A-site and B-site substitution have shown to be effective methods towards improving well-studied oxygen carrier materials that are vital for emerging gasification technologies. This includes SrFeO 3 , which greatly benefits from the inclusion of calcium and/or cobalt, leading to reports regarding Sr 0.8 Ca 0.2 Fe 0.4 Co 0.6 O 3 as the best-performing composition. In this work, we investigate systems with higher calcium and lower cobalt contents to lessen the societal and economic burdens of these dual-doped carriers.

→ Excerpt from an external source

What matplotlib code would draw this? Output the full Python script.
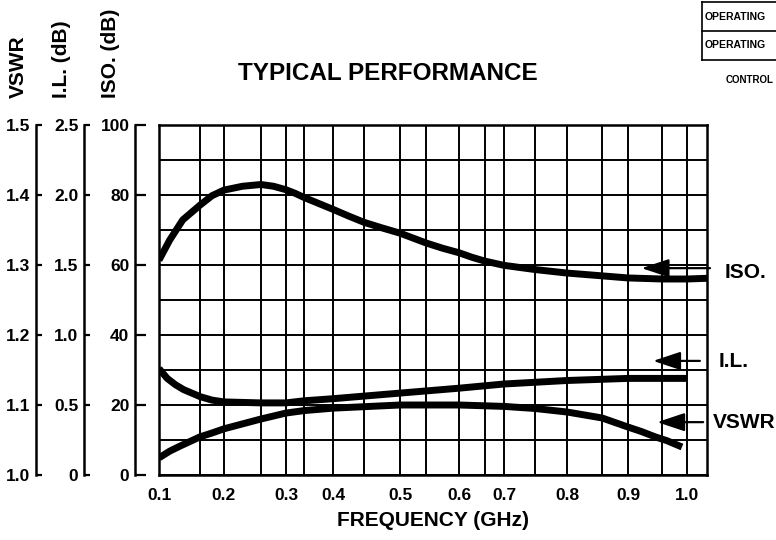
import numpy as np
import matplotlib
matplotlib.use("Agg")
import matplotlib.pyplot as plt
from matplotlib.lines import Line2D

plt.rcParams["font.family"] = "Liberation Sans"
plt.rcParams["font.weight"] = "bold"
plt.rcParams["axes.labelweight"] = "bold"

# hand-ruled frequency axis of the printed chart (uneven spacing)
GRID_FREQ = [0.10, 0.15, 0.20, 0.25, 0.30, 0.35, 0.40, 0.45, 0.50, 0.55,
             0.60, 0.65, 0.70, 0.75, 0.80, 0.85, 0.90, 0.95, 1.00, 1.035]
GRID_RULE = [0, 41, 65, 102, 127, 145, 174, 205, 241, 267,
             300, 326, 345, 376, 408, 443, 469, 503, 528, 548]

FREQ_TICKS = [0.1, 0.2, 0.3, 0.4, 0.5, 0.6, 0.7, 0.8, 0.9, 1.0]
FREQ_LABELS = ["0.1", "0.2", "0.3", "0.4", "0.5", "0.6", "0.7", "0.8", "0.9", "1.0"]

VSWR_TICKS = [1.0, 1.1, 1.2, 1.3, 1.4, 1.5]
VSWR_LABELS = ["1.0", "1.1", "1.2", "1.3", "1.4", "1.5"]
IL_TICKS = [0, 0.5, 1.0, 1.5, 2.0, 2.5]
IL_LABELS = ["0", "0.5", "1.0", "1.5", "2.0", "2.5"]
ISO_TICKS = [0, 20, 40, 60, 80, 100]

# curves
ISO_FREQ = [0.10, 0.113, 0.129, 0.15, 0.175, 0.20, 0.225, 0.25, 0.275, 0.30, 0.325,
            0.35, 0.375, 0.40, 0.425, 0.45, 0.475, 0.50, 0.525, 0.55, 0.575, 0.60,
            0.625, 0.65, 0.675, 0.70, 0.75, 0.80, 0.85, 0.90, 0.95, 1.00, 1.035]
ISO_DB = [61.4, 67.1, 72.9, 77.1, 79.8, 81.4, 82.5, 83.0, 82.5, 81.5, 80.5,
          79.3, 77.6, 75.9, 74.0, 72.2, 70.6, 69.1, 67.7, 66.3, 64.8, 63.5,
          62.2, 61.1, 60.5, 59.9, 58.7, 57.7, 56.9, 56.3, 56.0, 56.0, 56.2]

IL_FREQ = [0.10, 0.11, 0.12, 0.13, 0.15, 0.175, 0.20, 0.25, 0.30, 0.35, 0.40,
           0.50, 0.60, 0.70, 0.80, 0.90, 1.00]
IL_DB = [0.76, 0.69, 0.645, 0.61, 0.56, 0.535, 0.522, 0.515, 0.515, 0.53, 0.545,
         0.585, 0.62, 0.65, 0.675, 0.69, 0.69]

VSWR_FREQ = [0.10, 0.113, 0.126, 0.15, 0.175, 0.20, 0.25, 0.30, 0.35, 0.40, 0.50,
             0.60, 0.70, 0.75, 0.80, 0.85, 0.90, 0.92, 0.94, 0.96, 0.99]
VSWR = [1.0245, 1.034, 1.0415, 1.0545, 1.060, 1.0660, 1.080, 1.0885, 1.092, 1.0955, 1.100,
        1.100, 1.098, 1.095, 1.090, 1.0815, 1.0685, 1.062, 1.0545, 1.049, 1.040]


def fwd(f):
    return np.interp(f, GRID_FREQ, GRID_RULE)


def inv(p):
    return np.interp(p, GRID_RULE, GRID_FREQ)


fig = plt.figure(figsize=(7.76, 5.40), dpi=100)
ax = fig.add_axes([159 / 776, 65 / 540, 548 / 776, 350 / 540])
ax.set_xscale("function", functions=(fwd, inv))
ax.set_xlim(0.1, 1.035)
ax.set_ylim(0, 100)

ax.set_xticks(FREQ_TICKS)
ax.set_xticklabels(FREQ_LABELS, fontsize=12.5)
ax.set_xticks([f for f in GRID_FREQ[:-1] if f not in FREQ_TICKS], minor=True)
ax.set_yticks(np.arange(0, 101, 10))
ax.grid(True, which="both", color="black", lw=1.4)
for s in ax.spines.values():
    s.set_linewidth(1.8)
ax.set_xlabel("FREQUENCY (GHz)", fontsize=15, fontweight="bold", labelpad=6)

ax.plot(ISO_FREQ, ISO_DB, color="black", lw=5, solid_capstyle="butt")


def side_axis(lo, hi, ticks, labels, where, ticklen):
    a = ax.twinx()
    a.set_ylim(lo, hi)
    for name, s in a.spines.items():
        s.set_visible(name == "left")
    a.spines["left"].set_position(("axes", where))
    a.spines["left"].set_linewidth(1.8)
    a.yaxis.tick_left()
    a.set_yticks(ticks)
    a.set_yticklabels(labels, fontsize=12.5)
    a.tick_params(axis="y", direction="in", length=ticklen, width=1.6, pad=4)
    return a


ax_iso = side_axis(0, 100, ISO_TICKS, [str(t) for t in ISO_TICKS], -24 / 548, 8)
ax_il = side_axis(0, 2.5, IL_TICKS, IL_LABELS, -75 / 548, 4)
ax_vswr = side_axis(1.0, 1.5, VSWR_TICKS, VSWR_LABELS, -123 / 548, 4)

# twinx turns the host's left ticks back on, so silence them afterwards
ax.tick_params(axis="x", which="both", length=0, pad=9)
ax.tick_params(axis="y", which="both", left=False, right=False,
               labelleft=False, labelright=False)

ax_il.plot(IL_FREQ, IL_DB, color="black", lw=5, solid_capstyle="butt")
ax_vswr.plot(VSWR_FREQ, VSWR, color="black", lw=5, solid_capstyle="butt")

# rotated axis titles above each scale
fig.text(18.5 / 776, 1 - 98 / 540, "VSWR", rotation=90, ha="center", va="bottom", fontsize=15)
fig.text(62 / 776, 1 - 98 / 540, "I.L. (dB)", rotation=90, ha="center", va="bottom", fontsize=15)
fig.text(111 / 776, 1 - 98 / 540, "ISO. (dB)", rotation=90, ha="center", va="bottom", fontsize=15)

fig.text(387.5 / 776, 1 - 73 / 540, "TYPICAL PERFORMANCE", ha="center", va="center", fontsize=17.5)

# curve labels with arrows
arrow = dict(arrowstyle="-|>,head_length=1.2,head_width=0.4", color="black", lw=1.6,
             mutation_scale=14, shrinkA=0, shrinkB=0)
ax.annotate("", xy=(0.92, 59.1), xytext=(1.0055, 59.1),
            textcoords=ax.get_yaxis_transform(), arrowprops=arrow, annotation_clip=False)
ax_il.annotate("", xy=(0.937, 0.815), xytext=(0.987, 0.815),
               textcoords=ax_il.get_yaxis_transform(), arrowprops=arrow, annotation_clip=False)
ax_vswr.annotate("", xy=(0.943, 1.0755), xytext=(0.993, 1.0755),
                 textcoords=ax_vswr.get_yaxis_transform(), arrowprops=arrow, annotation_clip=False)
ax.text(1.033, 0.58, "ISO.", transform=ax.transAxes, ha="left", va="center", fontsize=15)
ax.text(1.022, 0.323, "I.L.", transform=ax.transAxes, ha="left", va="center", fontsize=15)
ax.text(1.011, 0.151, "VSWR", transform=ax.transAxes, ha="left", va="center", fontsize=15)

# fragment of the neighbouring spec table at the page edge
for yy in (2, 31, 60):
    fig.add_artist(Line2D([702 / 776, 1.0], [1 - yy / 540] * 2, transform=fig.transFigure,
                          color="black", lw=1.2))
fig.add_artist(Line2D([702 / 776] * 2, [1 - 2 / 540, 1 - 60 / 540], transform=fig.transFigure,
                      color="black", lw=1.2))
fig.text(705 / 776, 1 - 17 / 540, "OPERATING", ha="left", va="center", fontsize=7.5)
fig.text(705 / 776, 1 - 45 / 540, "OPERATING", ha="left", va="center", fontsize=7.5)
fig.text(726 / 776, 1 - 80 / 540, "CONTROL", ha="left", va="center", fontsize=7)

fig.savefig("out.png", dpi=100)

We perform density functional theory calculations to illustrate the Fe-O bonding and relaxation contributions towards the oxygen vacancy formation energy in Sr 1-x Ca x Fe 1-y Co y O 3 systems ( x = 0.1875, 0.25, 0.3125; y = 0.125, 0.25, 0.375, 0.5) and determine that an increased calcium A-site substitution requires the use of less cobalt B-site doping to reach the same oxygen vacancy formation.. Experimentally, we validate these findings by focusing our characterization on bulk Sr 0.7 Ca 0.3 Fe 1-y Co y O 3 materials using in situ and ex situ XRD, O 2 -TPD, and TGA. We find that Sr 0.7 Ca 0.3 Fe 0.7 Co 0.3 O 3 has similar O 2 adsorption/desorption rate and storage capacity to Sr 0.8 Ca 0.2 Fe 0.4 Co 0.6 O 3 in our Air/N 2 cycling experiments. Additionally, both materials are outperformed by Sr 0.7 Ca 0.3 Fe 1-y Co y O 3 systems with y = 0-0.10 at 400-500 °C, which cycle 1.5 wt.% O 2 in under ten minutes.